Monday, May 11, 2009

大判小判の山から逃げ去る「ほんたうの幸福」

荒川章二著「豊かさへの渇望」を読んで

照る日曇る日第254回

小学館版「日本の歴史」の最終巻である本書では、1955年から現在までのおよそ半世紀のわが国とわが民衆の歩みをいっきに振り返っている。

私の頭の中では縄文時代とか鎌倉室町時代や江戸時代であれば、かなり鮮明にその時代と民衆像がフォーカスされているのだが、近現代史、しかも直近の55年体制以降の変遷については、照準がまったく定まらない。このゆうに半世紀をこえる膨大な歳月が変転常ならぬ一大カオスとしてしか認識されないのは、私がまだ歴史の本質を真剣に追及しようとしていないからだろう。困ったものである。

この本の中で著者は、敗戦の衝撃から立ち直った日本人たちが、次第に物質的な富の追及にめざめ、これを無我夢中で追及してきた疾風怒涛の欲望の爆発に焦点を合わせる。衣食住有休知美の世界を総覧し、その最上の果実を我が物にすること。

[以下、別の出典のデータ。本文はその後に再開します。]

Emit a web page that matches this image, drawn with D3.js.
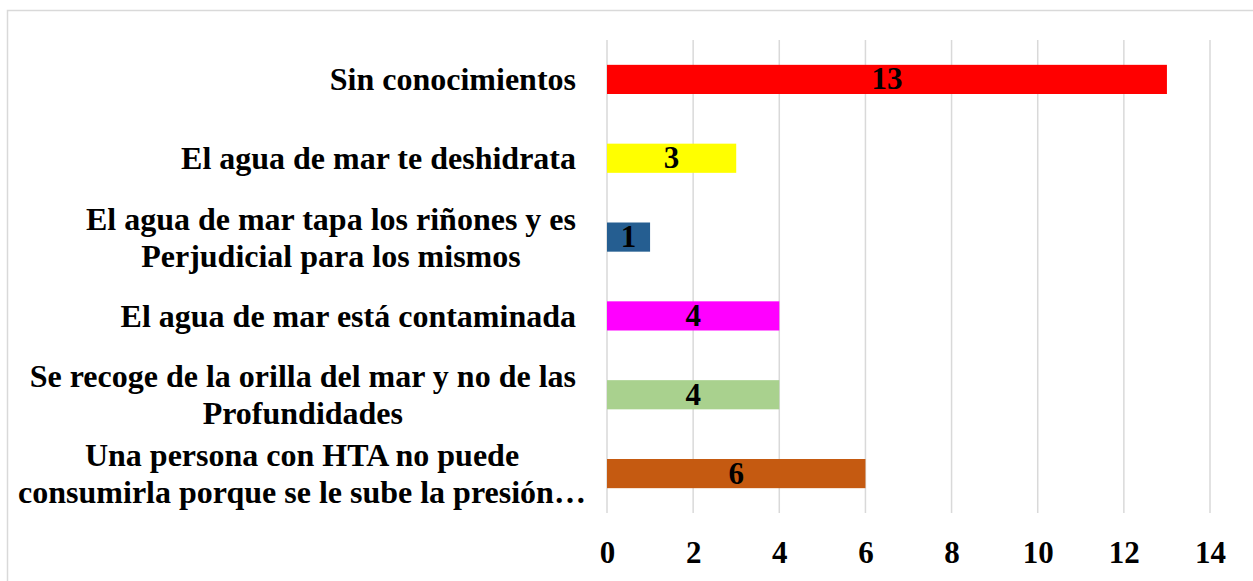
<!DOCTYPE html>
<html>
<head>
<meta charset="utf-8">
<script src="https://cdn.jsdelivr.net/npm/d3@7"></script>
<style>
    html, body { margin: 0; padding: 0; background: #ffffff; }
    svg { display: block; }
    .cat-label, .val-label, .tick-label {
        font-family: "Liberation Serif", "Times New Roman", serif;
        font-weight: bold;
        fill: #000000;
    }
</style>
</head>
<body>
<svg id="chart" width="1253" height="581"></svg>
<script>
// categories, top to bottom ("\n" = line break in the label)
var categories = [
    "Sin conocimientos",
    "El agua de mar te deshidrata",
    "El agua de mar tapa los riñones y es\nPerjudicial para los mismos",
    "El agua de mar está contaminada",
    "Se recoge de la orilla del mar y no de las\nProfundidades",
    "Una persona con HTA no puede\nconsumirla porque se le sube la presión…"
];
var values = [13, 3, 1, 4, 4, 6];
var barColors = ["#FF0000", "#FFFF00", "#255E91", "#FF00FF", "#A9D18E", "#C55A11"];
var xTicks = [0, 2, 4, 6, 8, 10, 12, 14];

var svg = d3.select("#chart");

var dim = {
    width: 1253,
    height: 581,
    plot: { left: 607, right: 1210, top: 40, bottom: 513 },
    labelRight: 576,
    labelMaxWidth: 548,
    lineHeight: 37
};

// chart area border
svg.append("rect")
    .attr("x", 7.5)
    .attr("y", 10.5)
    .attr("width", dim.width)
    .attr("height", dim.height)
    .attr("fill", "none")
    .attr("stroke", "#D9D9D9")
    .attr("stroke-width", 1.5);

var x = d3.scaleLinear()
    .domain([0, 14])
    .range([dim.plot.left, dim.plot.right]);

var y = d3.scaleBand()
    .domain(categories)
    .range([dim.plot.top, dim.plot.bottom])
    .paddingInner(0.63)
    .paddingOuter(0.315);

// vertical gridlines
svg.selectAll(".grid").data(xTicks).enter()
    .append("line")
    .attr("class", "grid")
    .attr("x1", function(d) { return x(d); })
    .attr("x2", function(d) { return x(d); })
    .attr("y1", dim.plot.top)
    .attr("y2", dim.plot.bottom)
    .attr("stroke", "#D9D9D9")
    .attr("stroke-width", 1.5);

// x axis tick labels
var xAxis = d3.axisBottom(x).tickValues(xTicks).tickSize(0).tickPadding(0);
var axisG = svg.append("g")
    .attr("transform", "translate(0," + dim.plot.bottom + ")")
    .call(xAxis);
axisG.select(".domain").remove();
axisG.selectAll("text")
    .attr("class", "tick-label")
    .attr("y", 50)
    .attr("dy", 0)
    .attr("font-size", "31px")
    .style("font-family", "'Liberation Serif', 'Times New Roman', serif")
    .style("font-weight", "bold");

// bars
svg.selectAll(".bar").data(categories).enter()
    .append("rect")
    .attr("class", "bar")
    .attr("x", x(0))
    .attr("y", function(d) { return y(d); })
    .attr("width", function(d, i) { return x(values[i]) - x(0); })
    .attr("height", y.bandwidth())
    .attr("fill", function(d, i) { return barColors[i]; });

// value labels in the bars
svg.selectAll(".val-label").data(categories).enter()
    .append("text")
    .attr("class", "val-label")
    .attr("x", function(d, i) { return (x(0) + x(values[i])) / 2; })
    .attr("y", function(d) { return y(d) + y.bandwidth() / 2 + 10; })
    .attr("text-anchor", "middle")
    .attr("font-size", "31px")
    .text(function(d, i) { return values[i]; });

// category labels, wrapped blocks centred on their widest line
svg.selectAll(".cat-label").data(categories).enter()
    .append("text")
    .attr("class", "cat-label")
    .attr("font-size", "32px")
    .attr("text-anchor", "middle")
    .each(function(d) {
        var _this = d3.select(this);
        var lines = d.split("\n");
        var cy = y(d) + y.bandwidth() / 2;
        var y0 = cy - (lines.length - 1) * dim.lineHeight / 2 + 11;
        _this.selectAll("tspan").data(lines).enter()
            .append("tspan")
            .attr("y", function(l, i) { return y0 + i * dim.lineHeight; })
            .text(function(l) { return l; });
        var maxW = 0;
        _this.selectAll("tspan").each(function() {
            maxW = Math.max(maxW, this.getComputedTextLength());
        });
        maxW = Math.min(maxW, dim.labelMaxWidth);
        _this.selectAll("tspan").attr("x", dim.labelRight - maxW / 2);
    });
</script>
</body>
</html>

それが、かの鬼畜米英を打倒して枢軸国と共に全世界の領土と植民地を獲得・再分割せんとする帝国主義的な野望にとってかわって、私たち新生民主の日本人が選び直した“ほんのささやかな欲望”だった。

そして私たちは、思いがけない短期間でこの素晴らしい目標を達成したのだが、その豊かさ満載のパンドラの黄金の箱の中には、「心の虚しさ」という獅子身中の虫が潜んでいた。私たち1億の民のほぼ全員が小さなミダス王となり、その勤勉な手に触れるものはことごとく黄金に変貌したのだが、宮沢賢治がいう「ほんたうの幸福」というものにはついぞ巡り合わなかったのである。

政治経済社会のすべてが混迷の極に達したかに思われる現在までの全プロセスを、著者は家族と労働、性や民族差別、都市と郊外、本土と沖縄の矛盾などに着目しながら、じっくりと振り返っている。

私たちはまさしくこのような道を歩んできた。そして著者がいうように、「新しい選択の可能性・萌芽は、半世紀の時代経験そのもののなかにすでに提起されている」(12p)はずだ。だから私たちは、その歴史をしっかり学び直すことを通じて、これからの血路を切り開くしかないのだろう。